When he got out of a taxi, he was spotted by Newcastle fans who pulled a t-shirt over his head and started taking pictures.
"There was a derogatory slogan about Sunderland fans on it," recalls Clark. "I had it on for about 30 seconds but the cameras were flashing for fun. When the pictures got out, that was the end of my time at Sunderland.
"A big regret. Huge. I would love to go back to the Stadium of Light and for them to appreciate me for the two great years we had, but there's a bit of hatred there now from the fans."
He entered the wonderful world of Al-Fayed's Fulham and loved his six years there. He won a First Division title in 2001 and, under Jean Tigana, finished ninth in the Premier League. "A great period in my life," he says.
Promising start at Terriers
Clark's first step into management was at Huddersfield in late 2008. They were entertaining, broke club records for unbeaten runs and goals scored [he signed Jordan Rhodes from Ipswich and made him an £8m player], but fell agonisingly short of promotion to the Championship two seasons running.

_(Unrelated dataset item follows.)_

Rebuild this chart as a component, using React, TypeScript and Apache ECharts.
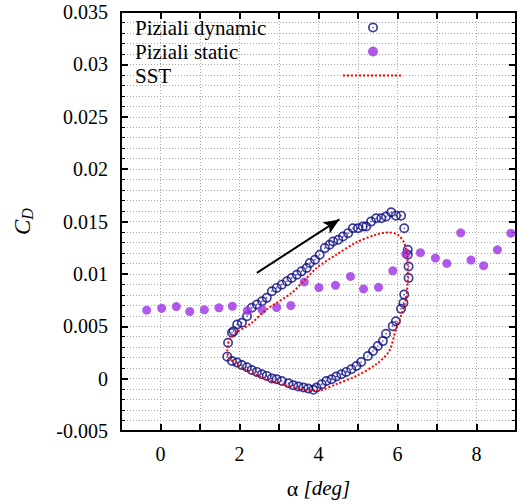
import React, { useEffect, useRef } from "react";
import * as echarts from "echarts";

// Piziali dynamic (hollow circles), loop order
const dynAlpha = [1.69, 1.71, 1.81, 1.85, 1.94, 2.06, 2.19, 2.31, 2.44, 2.57, 2.69, 2.82, 2.94, 3.07, 3.2, 3.32, 3.45, 3.57, 3.7, 3.78, 3.91, 4.03, 4.16, 4.28, 4.37, 4.5, 4.62, 4.75, 4.87, 5.0, 5.12, 5.21, 5.33, 5.46, 5.59, 5.71, 5.84, 5.96, 6.09, 6.17, 6.26, 6.26, 6.28, 6.28, 6.17, 6.15, 6.09, 5.96, 5.88, 5.71, 5.63, 5.5, 5.38, 5.25, 5.08, 4.96, 4.83, 4.7, 4.58, 4.45, 4.33, 4.2, 4.08, 3.95, 3.87, 3.74, 3.62, 3.49, 3.36, 3.24, 3.07, 2.94, 2.82, 2.69, 2.57, 2.44, 2.31, 2.19, 2.06, 1.94, 1.81];
const dynCd = [0.0021, 0.00343, 0.00438, 0.00453, 0.00517, 0.00533, 0.00596, 0.00676, 0.00707, 0.00739, 0.00771, 0.00834, 0.00866, 0.00897, 0.00929, 0.00961, 0.00992, 0.01024, 0.01056, 0.01104, 0.01135, 0.01183, 0.01246, 0.01278, 0.01309, 0.01325, 0.01356, 0.01389, 0.01436, 0.01436, 0.01452, 0.01452, 0.01499, 0.01531, 0.01531, 0.01547, 0.01588, 0.01556, 0.01556, 0.01436, 0.0123, 0.01183, 0.01071, 0.00961, 0.00802, 0.00723, 0.00666, 0.00548, 0.00501, 0.00429, 0.00358, 0.00311, 0.00263, 0.00216, 0.00159, 0.00121, 0.00089, 0.00064, 0.00042, 0.0002, -0.00006, -0.00022, -0.00053, -0.00085, -0.00107, -0.00094, -0.00085, -0.00075, -0.00063, -0.00044, -0.00022, -0.00006, 0.00001, 0.00026, 0.00042, 0.00064, 0.00083, 0.00108, 0.0013, 0.00153, 0.00168];

// Piziali static (filled dots)
const staticAlpha = [-0.35, 0.03, 0.4, 0.74, 1.11, 1.48, 1.82, 2.2, 2.57, 2.94, 3.3, 3.64, 4.01, 4.43, 4.81, 5.14, 5.52, 5.88, 6.21, 6.58, 6.96, 7.25, 7.6, 7.86, 8.18, 8.53, 8.87];
const staticCd = [0.00653, 0.00672, 0.00688, 0.00641, 0.00657, 0.00676, 0.00691, 0.0065, 0.0066, 0.00679, 0.00698, 0.00923, 0.00869, 0.00891, 0.00976, 0.00856, 0.00872, 0.0103, 0.01189, 0.01202, 0.01151, 0.011, 0.01392, 0.01132, 0.01078, 0.0123, 0.01389];

// SST (red dotted loop)
const sstAlpha = [1.69, 1.77, 2.31, 2.69, 3.32, 3.62, 3.95, 4.45, 4.96, 5.46, 5.76, 6.01, 6.17, 6.25, 6.26, 6.21, 6.09, 5.96, 5.79, 5.46, 4.96, 4.45, 4.08, 3.95, 3.57, 3.07, 2.57, 2.06, 1.73, 1.69];
const sstCd = [0.0026, 0.00391, 0.00533, 0.0066, 0.00818, 0.00929, 0.01056, 0.01183, 0.01301, 0.01375, 0.01396, 0.01373, 0.01294, 0.01159, 0.00969, 0.00755, 0.00603, 0.0047, 0.00263, 0.00137, 0.00026, -0.00053, -0.0011, -0.00117, -0.00101, -0.00053, 0.0001, 0.00106, 0.00201, 0.0026];

const arrowStart = [2.44, 0.0101];
const arrowEnd = [4.53, 0.0152];

const seriesNames = ["Piziali dynamic", "Piziali static", "SST"];
const xRange = [-1, 9];
const yRange = [-0.005, 0.035];

const FONT = "Liberation Serif";
const ringDot =
  "path://M10,0 A10,10 0 1,1 10,20 A10,10 0 1,1 10,0 Z M10,3.4 A6.6,6.6 0 1,0 10,16.6 A6.6,6.6 0 1,0 10,3.4 Z M10,8.4 A1.6,1.6 0 1,1 10,11.6 A1.6,1.6 0 1,1 10,8.4 Z";

export default function App() {
  const ref = useRef<HTMLDivElement>(null);
  useEffect(() => {
    if (!ref.current) return;
    const chart = echarts.init(ref.current, null, { renderer: "svg" });
    const gridLine = { show: true, lineStyle: { color: "#a8a8a8", type: [1, 2], width: 1 } };
    const frame = { show: true, onZero: false, lineStyle: { color: "#000", width: 2 } };
    chart.setOption({
      animation: false,
      backgroundColor: "#fff",
      grid: { left: 121, right: 1, top: 12, bottom: 72 },
      legend: {
        data: [
          seriesNames[0],
          seriesNames[1],
          { name: seriesNames[2], itemStyle: { color: "rgba(0,0,0,0)", borderWidth: 0 } },
        ],
        orient: "vertical",
        left: 135,
        top: 17,
        padding: 0,
        align: "right",
        itemWidth: 60,
        itemHeight: 10,
        itemGap: 3,
        selectedMode: false,
        formatter: "{n|{name}}",
        textStyle: {
          fontFamily: FONT,
          fontSize: 21,
          color: "#000",
          rich: {
            n: { fontFamily: FONT, fontSize: 21, color: "#000", width: 203, align: "left", lineHeight: 20 },
          },
        },
      },
      xAxis: [
        {
          type: "value",
          min: xRange[0],
          max: xRange[1],
          interval: 1,
          axisLine: frame,
          axisTick: { show: true, inside: true, length: 7, lineStyle: { width: 2, color: "#000" } },
          axisLabel: {
            fontFamily: FONT,
            fontSize: 20,
            color: "#000",
            margin: 13,
            formatter: (v: number) => (Math.round(v) % 2 === 0 ? String(Math.round(v)) : ""),
          },
          splitLine: gridLine,
          name: "{a|α} {b|[deg]}",
          nameLocation: "middle",
          nameGap: 46,
          nameTextStyle: {
            fontFamily: FONT,
            fontSize: 21,
            color: "#000",
            rich: {
              a: { fontFamily: FONT, fontSize: 22, color: "#000" },
              b: { fontFamily: FONT, fontSize: 21, fontStyle: "italic", color: "#000" },
            },
          },
        },
        {
          type: "value",
          position: "top",
          min: xRange[0],
          max: xRange[1],
          interval: 1,
          axisLine: frame,
          axisTick: { show: true, inside: true, length: 7, lineStyle: { width: 2, color: "#000" } },
          axisLabel: { show: false },
          splitLine: { show: false },
        },
      ],
      yAxis: [
        {
          type: "value",
          min: yRange[0],
          max: yRange[1],
          interval: 0.005,
          axisLine: frame,
          axisTick: { show: true, inside: true, length: 7, lineStyle: { width: 2, color: "#000" } },
          minorTick: { show: true, splitNumber: 5, length: 4, lineStyle: { width: 1, color: "#000" } },
          minorSplitLine: gridLine,
          splitLine: gridLine,
          axisLabel: {
            fontFamily: FONT,
            fontSize: 20,
            color: "#000",
            margin: 13,
            formatter: (v: number) => String(Math.round(v * 1000) / 1000 + 0),
          },
          name: "{c|C}{d|D}",
          nameLocation: "middle",
          nameRotate: 90,
          nameGap: 86,
          nameTextStyle: {
            rich: {
              c: { fontFamily: FONT, fontSize: 23, fontStyle: "italic", color: "#000" },
              d: { fontFamily: FONT, fontSize: 16, fontStyle: "italic", color: "#000", padding: [10, 0, 0, 0] },
            },
          },
        },
        {
          type: "value",
          position: "right",
          min: yRange[0],
          max: yRange[1],
          interval: 0.005,
          axisLine: frame,
          axisTick: { show: true, inside: true, length: 7, lineStyle: { width: 2, color: "#000" } },
          minorTick: { show: true, splitNumber: 5, length: 4, lineStyle: { width: 1, color: "#000" } },
          axisLabel: { show: false },
          splitLine: { show: false },
        },
      ],
      series: [
        {
          name: seriesNames[0],
          type: "scatter",
          xAxisIndex: 0,
          yAxisIndex: 0,
          symbol: ringDot,
          symbolSize: 10,
          itemStyle: { color: "#0c0c84" },
          data: dynAlpha.map((a, i) => [a, dynCd[i]]),
          z: 2,
        },
        {
          name: seriesNames[1],
          type: "scatter",
          xAxisIndex: 0,
          yAxisIndex: 0,
          symbol: "circle",
          symbolSize: 9,
          itemStyle: { color: "#9b30e8" },
          data: staticAlpha.map((a, i) => [a, staticCd[i]]),
          z: 3,
        },
        {
          name: seriesNames[2],
          type: "line",
          xAxisIndex: 0,
          yAxisIndex: 0,
          symbol: "none",
          showSymbol: false,
          smooth: 0.3,
          lineStyle: { color: "#ff0000", width: 2, type: [2, 2] },
          itemStyle: { color: "#ff0000" },
          data: sstAlpha.map((a, i) => [a, sstCd[i]]),
          z: 4,
          markLine: {
            silent: true,
            symbol: ["none", "arrow"],
            symbolSize: [10, 16],
            label: { show: false },
            lineStyle: { color: "#000", width: 2, type: "solid" },
            data: [[{ coord: arrowStart }, { coord: arrowEnd }]],
          },
        },
      ],
    });
    return () => chart.dispose();
  }, []);
  return (
    <div
      ref={ref}
      style={{ position: "fixed", left: 0, top: 0, width: 519, height: 504, background: "#fff" }}
    />
  );
}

"What gives me hope at Killie is what we did at Huddersfield," he says. "We built a young team, went 43 games unbeaten at one stage and came very close to promotion. On the day I lost my job we had three defeats in 55 games. That's life. The queue of lads that came to see me to say goodbye was humbling.
"Jordan was one of those. A wonderful kid. There's a picture I have on my wall at home of me embracing Jordan after a game at Sheffield Wednesday. We drew 4-4 and Jordan got all four."
He said he a choice at that point to buckle or to fight - and he fought. He became Birmingham City manager in June 2012 but it did not work. The club's owner, Carson Yeung, had been arrested for money laundering a year before - he was later sentenced to four years in prison - and the club was in financial limbo and forced to sell its best players. He was sacked in October 2014.
Five days later he joined Blackpool. "My silly ego got the better of me. The club was bottom of the league and I thought I could turn it around. I quickly realised I couldn't.
"It was an unhappy place. Fans were demonstrating about the owners and it got very nasty. The atmosphere was poor and we went out of the league with a whimper. I resigned (May 2015) and then took some time out to take stock. Then I got the opportunity to come to Kilmarnock.
"Will it take time to get the club up the table on a consistent basis? Yes. Do managers always get time? No, but I'm hopeful. I want top half of the league. I don't to be always seen as a fire-fighter. I want to get back to where I was at Huddersfield where we were always looking up and striving rather than looking down and worrying.
"I've always said that it's not how people perceive you when you come through the door, it's how they perceive you when you go out."
Can this driven Geordie turn Kilmarnock around? He answers: "A lot of people would say no and that's understandable. We're underdogs, but underdogs have their day, too, you know."